Vox tenait en effet une situation enviable au-delà des Pyrénées. Plusieurs de ses élus siégeaient dans les instances des grandes régions espagnoles, en Estrémadure, Aragon, Castille-León, aux Baléares, dans la région de Valence et à Murcie. Mais voilà, le parti vient de rompre les accords avec le Parti populaire (PP), le grand parti de centre droit espagnol, qui lui avaient permis d'obtenir cette position. Vox était présent dans les exécutifs régionaux depuis la vague de droite enregistrée lors des élections de mai 2023. « Les accords régionaux sont rompus [...] et est retiré l'appui parlementaire (de Vox) aux gouvernements d'Estrémadure, des Baléares, d'Aragon, de la région de Valence, de Castille-León et de Murcie », a déclaré Santiago Abascal le président de Vox, après avoir réuni le comité exécutif de son parti. « Les vice-présidents de ces gouvernements (régionaux) annonceront leur démission et Vox passera ainsi dans l'opposition [...] comme dans le reste de l'Espagne.» Aussitôt, les présidents du PP ont limogé les « ministres régionaux » de Vox : plusieurs étaient aux commandes dans chaque exécutif concerné par cette alliance Vox-PP. Deux élus Vox ont même préféré quitter Vox pour conserver leurs fonctions.
Impossible de s'entendre avec les immigrationnistes
A l’origine de ce bruyant divorce au sein de la droite espagnole, la décision du PP d’accueillir dans les régions 347 mineurs non-accompagnés arrivés pour l'essentiel d'entre eux des Canaries. Des migrants que l'Espagne doit maintenant répartir dans l’ensemble du pays. Inadmissible pour Vox qui considère cette mesure comme contraire à l’intérêt national et en fait une question de principe. Et qu’importe si le PP évoque des mesures techniques et insiste sur le faible nombre de ces migrants : Vox reste ferme.
L’homme qui a pris cette décision, le président de Vox, ne tremble pas. « Il est impossible de s'entendre avec ceux qui [...] entendent nous imposer des politiques d'ouverture des frontières, tranche Abascal. Personne n'a voté pour Vox, et j'ose dire que personne n'a voté pour le Parti populaire, pour poursuivre l'invasion de l'immigration clandestine et des mineurs étrangers non accompagnés ».
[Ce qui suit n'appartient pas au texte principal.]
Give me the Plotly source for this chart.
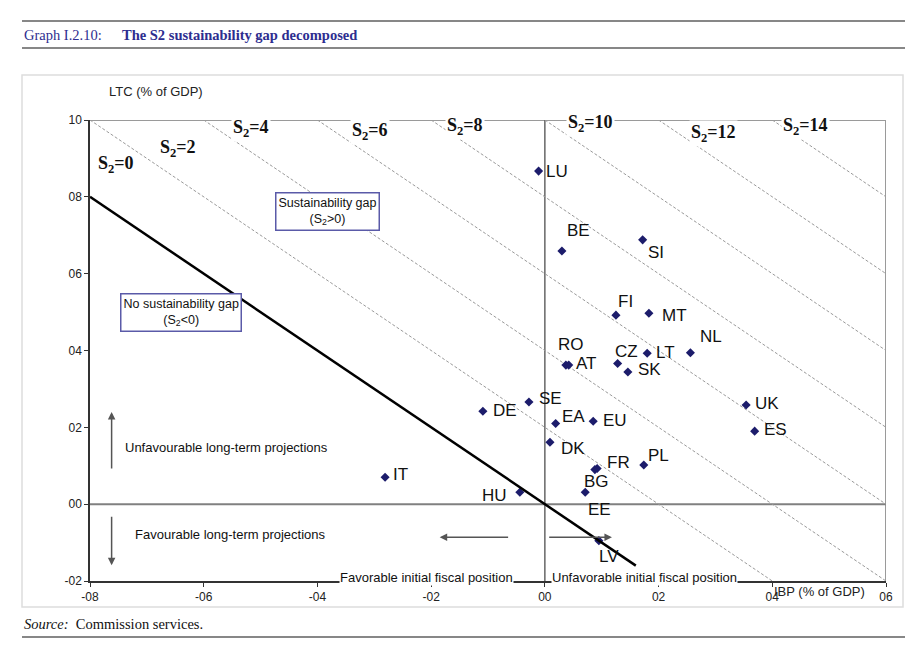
import plotly.graph_objects as go

# ---------------- data ----------------
countries = ["LU", "BE", "SI", "FI", "MT", "NL", "RO", "AT", "CZ", "LT", "SK",
             "SE", "DE", "EA", "EU", "DK", "FR", "BG", "EE", "PL", "UK", "ES",
             "HU", "IT", "LV"]
ibp = [-0.11, 0.30, 1.72, 1.25, 1.83, 2.56, 0.37, 0.42, 1.28, 1.80, 1.46,
       -0.28, -1.09, 0.19, 0.85, 0.09, 0.92, 0.88, 0.71, 1.74, 3.54, 3.69,
       -0.44, -2.81, 0.95]
ltc = [8.67, 6.59, 6.88, 4.92, 4.97, 3.94, 3.62, 3.62, 3.66, 3.93, 3.44,
       2.66, 2.42, 2.10, 2.16, 1.61, 0.93, 0.90, 0.31, 1.02, 2.58, 1.90,
       0.31, 0.70, -0.95]

s2_levels = [2, 4, 6, 8, 10, 12, 14]
s2_label_levels = [0, 2, 4, 6, 8, 10, 12, 14]

x_tickvals = [-8, -6, -4, -2, 0, 2, 4, 6]
x_ticktext = ["-08", "-06", "-04", "-02", "00", "02", "04", "06"]
y_tickvals = [-2, 0, 2, 4, 6, 8, 10]
y_ticktext = ["-02", "00", "02", "04", "06", "08", "10"]

XMIN, XMAX, YMIN, YMAX = -8, 6, -2, 10

# ---------------- layout helpers ----------------
W, H = 923, 658
L, R, T, B = 90, 886, 120, 581


def px(xp):
    return (xp - L) / (R - L)


def py(yp):
    return (B - yp) / (B - T)


NAVY = "#1c1c6b"
SANS = "Liberation Sans, Arial, sans-serif"
SERIF = "Liberation Serif, Times New Roman, serif"

fig = go.Figure()

# iso S2 dashed lines: y = k - x clipped to the plotting box
for k in s2_levels:
    x0 = max(XMIN, k - YMAX)
    x1 = min(XMAX, k - YMIN)
    fig.add_trace(go.Scatter(x=[x0, x1], y=[k - x0, k - x1], mode="lines",
                             line=dict(color="#9a9a9a", width=1, dash="3px,2px"),
                             hoverinfo="skip", showlegend=False))

# points
fig.add_trace(go.Scatter(x=ibp, y=ltc, mode="markers",
                         marker=dict(symbol="diamond", size=7, color=NAVY),
                         text=countries, hoverinfo="text", showlegend=False))

# S2 = 0 line (drawn over the markers, as in the original)
fig.add_trace(go.Scatter(x=[XMIN, 1.6], y=[-XMIN, -1.6], mode="lines",
                         line=dict(color="#000000", width=2.5),
                         hoverinfo="skip", showlegend=False))

# label offsets (px): (dx, dy, anchor)
offsets = {
    "LU": (5, 0, "left"), "BE": (3, -21, "left"), "SI": (3, 13, "left"),
    "FI": (0, -14, "left"), "MT": (11, 2, "left"), "NL": (8, -16, "left"),
    "RO": (-10, -21, "left"), "AT": (5, -2, "left"), "CZ": (-5, -12, "left"),
    "LT": (7, -1, "left"), "SK": (8, -3, "left"), "SE": (8, -3, "left"),
    "DE": (8, -1, "left"), "EA": (4, -7, "left"), "EU": (8, -1, "left"),
    "DK": (9, 6, "left"), "FR": (8, -6, "left"), "BG": (-13, 12, "left"),
    "EE": (1, 17, "left"), "PL": (2, -9, "left"), "UK": (7, -2, "left"),
    "ES": (7, -2, "left"), "HU": (-11, 3, "right"), "IT": (6, -3, "left"),
    "LV": (-2, 16, "left"),
}

annotations = []
for c, xv, yv in zip(countries, ibp, ltc):
    dx, dy, anc = offsets[c]
    annotations.append(dict(x=xv, y=yv, xref="x", yref="y", text=c,
                            showarrow=False, xanchor=anc, yanchor="middle",
                            xshift=dx, yshift=-dy,
                            font=dict(family=SANS, size=17, color="#111111")))

# S2 labels (positions in data units)
s2_label_pos = {0: (-7.55, 8.83), 2: (-6.45, 9.27), 4: (-5.17, 9.79),
                6: (-3.08, 9.69), 8: (-1.40, 9.82), 10: (0.80, 9.92),
                12: (2.97, 9.66), 14: (4.58, 9.84)}
for k in s2_label_levels:
    xv, yv = s2_label_pos[k]
    annotations.append(dict(x=xv, y=yv, xref="x", yref="y",
                            text=f"<b>S<sub>2</sub>={k}</b>", showarrow=False,
                            bgcolor="white" if k not in (0, 2) else "rgba(0,0,0,0)",
                            borderpad=1, yanchor="middle",
                            font=dict(family=SERIF, size=18, color="#111111")))

# boxes
annotations.append(dict(x=-3.82, y=7.63, xref="x", yref="y",
                        text="Sustainability gap<br>(S<sub>2</sub>>0)",
                        showarrow=False, bgcolor="white", bordercolor="#5a5aa8",
                        borderwidth=1.5, borderpad=2,
                        font=dict(family=SANS, size=12.5, color="#111111")))
annotations.append(dict(x=-6.40, y=5.0, xref="x", yref="y",
                        text="No sustainability gap<br>(S<sub>2</sub><0)",
                        showarrow=False, bgcolor="white", bordercolor="#5a5aa8",
                        borderwidth=1.5, borderpad=2,
                        font=dict(family=SANS, size=12.5, color="#111111")))

# projection texts
annotations.append(dict(x=-7.42, y=1.48, xref="x", yref="y", xanchor="left",
                        text="Unfavourable long-term projections", showarrow=False,
                        font=dict(family=SANS, size=13, color="#111111")))
annotations.append(dict(x=-7.25, y=-0.78, xref="x", yref="y", xanchor="left",
                        text="Favourable long-term projections", showarrow=False,
                        font=dict(family=SANS, size=13, color="#111111")))
annotations.append(dict(x=-2.09, y=-1.9, xref="x", yref="y",
                        text="Favorable initial fiscal position", showarrow=False,
                        bgcolor="white", borderpad=0,
                        font=dict(family=SANS, size=13, color="#111111")))
annotations.append(dict(x=1.76, y=-1.9, xref="x", yref="y",
                        text="Unfavorable initial fiscal position", showarrow=False,
                        bgcolor="white", borderpad=0,
                        font=dict(family=SANS, size=13, color="#111111")))

# arrows
for (hx, hy, tx, ty) in [(-7.62, 2.40, -7.62, 0.89), (-7.62, -1.59, -7.62, -0.29),
                         (-1.85, -0.86, -0.62, -0.86), (1.18, -0.86, 0.05, -0.86)]:
    annotations.append(dict(x=hx, y=hy, ax=tx, ay=ty, xref="x", yref="y",
                            axref="x", ayref="y", text="", showarrow=True,
                            arrowhead=2, arrowsize=1, arrowwidth=1.5,
                            arrowcolor="#555555"))

# axis titles
annotations.append(dict(x=px(156), y=py(92), xref="paper", yref="paper",
                        xanchor="center", yanchor="middle",
                        text="LTC (% of GDP)", showarrow=False,
                        font=dict(family=SANS, size=13, color="#222222")))
annotations.append(dict(x=px(819), y=py(591), xref="paper", yref="paper",
                        xanchor="center", yanchor="middle",
                        text="IBP (% of GDP)", showarrow=False,
                        font=dict(family=SANS, size=13, color="#222222")))

# header / footer
annotations.append(dict(x=px(22), y=py(35), xref="paper", yref="paper",
                        xanchor="left", yanchor="middle",
                        text="Graph I.2.10:", showarrow=False,
                        font=dict(family=SERIF, size=14.5, color="#2d2d8f")))
annotations.append(dict(x=px(120), y=py(35), xref="paper", yref="paper",
                        xanchor="left", yanchor="middle",
                        text="<b>The S2 sustainability gap decomposed</b>",
                        showarrow=False,
                        font=dict(family=SERIF, size=14.5, color="#2d2d8f")))
annotations.append(dict(x=px(22), y=py(624), xref="paper", yref="paper",
                        xanchor="left", yanchor="middle",
                        text="<i>Source:</i>  Commission services.",
                        showarrow=False,
                        font=dict(family=SERIF, size=14.5, color="#111111")))

shapes = [
    # header lines
    dict(type="line", xref="paper", yref="paper", x0=px(22), x1=px(905),
         y0=py(21), y1=py(21), line=dict(color="#111111", width=1.2)),
    dict(type="line", xref="paper", yref="paper", x0=px(22), x1=px(905),
         y0=py(48), y1=py(48), line=dict(color="#111111", width=1.2)),
    dict(type="line", xref="paper", yref="paper", x0=px(22), x1=px(905),
         y0=py(637), y1=py(637), line=dict(color="#111111", width=1.2)),
    # outer light frame
    dict(type="rect", xref="paper", yref="paper", x0=px(22), x1=px(903),
         y0=py(607), y1=py(75), line=dict(color="#dddddd", width=1.5),
         layer="below"),
    # top and right borders
    dict(type="line", xref="x", yref="y", x0=XMIN, x1=XMAX, y0=YMAX, y1=YMAX,
         line=dict(color="#9a9a9a", width=2), layer="below"),
    dict(type="line", xref="x", yref="y", x0=XMAX, x1=XMAX, y0=YMIN, y1=YMAX,
         line=dict(color="#9a9a9a", width=2), layer="below"),
    # zero lines
    dict(type="line", xref="x", yref="y", x0=0, x1=0, y0=YMIN, y1=YMAX,
         line=dict(color="#666666", width=1.5), layer="below"),
    dict(type="line", xref="x", yref="y", x0=XMIN, x1=XMAX, y0=0, y1=0,
         line=dict(color="#808080", width=2), layer="below"),
]

fig.update_layout(
    width=W, height=H, autosize=False,
    margin=dict(l=L, r=W - R, t=T, b=H - B),
    paper_bgcolor="white", plot_bgcolor="white",
    showlegend=False,
    annotations=annotations, shapes=shapes,
    xaxis=dict(range=[XMIN, XMAX], tickvals=x_tickvals, ticktext=x_ticktext,
               showgrid=False, zeroline=False, showline=True,
               linecolor="#333333", linewidth=1.5, ticks="outside", ticklen=4,
               tickcolor="#333333",
               tickfont=dict(family=SANS, size=12, color="#222222")),
    yaxis=dict(range=[YMIN, YMAX], tickvals=y_tickvals, ticktext=y_ticktext,
               showgrid=False, zeroline=False, showline=True,
               linecolor="#333333", linewidth=1.5, ticks="outside", ticklen=4,
               tickcolor="#333333",
               tickfont=dict(family=SANS, size=12, color="#222222")),
)

fig.write_html("out.html", config={"displayModeBar": False},
               post_script="document.body.style.margin='0px';"
                           "document.body.style.overflow='hidden';")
Mais les électeurs de droite sont loin de soutenir unanimement ce saut… sans parachute ! « Abascal a pris un très gros risque, commente le journaliste espagnol José-Maria Ballester. Pour plusieurs raisons. D’abord, le parti perd son pouvoir territorial. Ensuite, sa réaction peut paraitre démesurée aux électeurs qui lui reprocheront un manque de pragmatisme. Enfin, la gauche ne se privera pas de souligner combien le PP a été l’otage de l’extrême-droite. C’est une rupture majeure au sein de la droite espagnole ».
La stratégie de l'opposition
Le contexte ajoute aux doutes. La décision d’Abascal tombe alors que la dynamique de Vox est en train de s’inverser en Espagne. Le parti de droite espagnol a perdu une vingtaine de sièges lors des élections régionales législatives l’an dernier. Et les Européennes n’ont pas été bonnes. Le parti semble souffrir de la perte de son aile libérale : certains de ses élus ont quitté la politique active, emmenant avec eux un ancrage modéré et une capacité à gouverner. Ils laissent la place à une aile plus radicale, proche d'Abascal.
Le pacte qui liait le PP et Vox subsiste dans certaines villes espagnoles… sous le feu de la gauche. Ainsi, le défi de la relance est élevé pour Abascal qui doit recrédibiliser un parti en perte de vitesse. Il aura considéré qu'il était plus aisé de manœuvrer seul, dans l'opposition. Une manière de quitte ou double diamétralement opposée à la stratégie du RN désormais appuyé sur une partie des LR, emmenée par Eric Ciotti.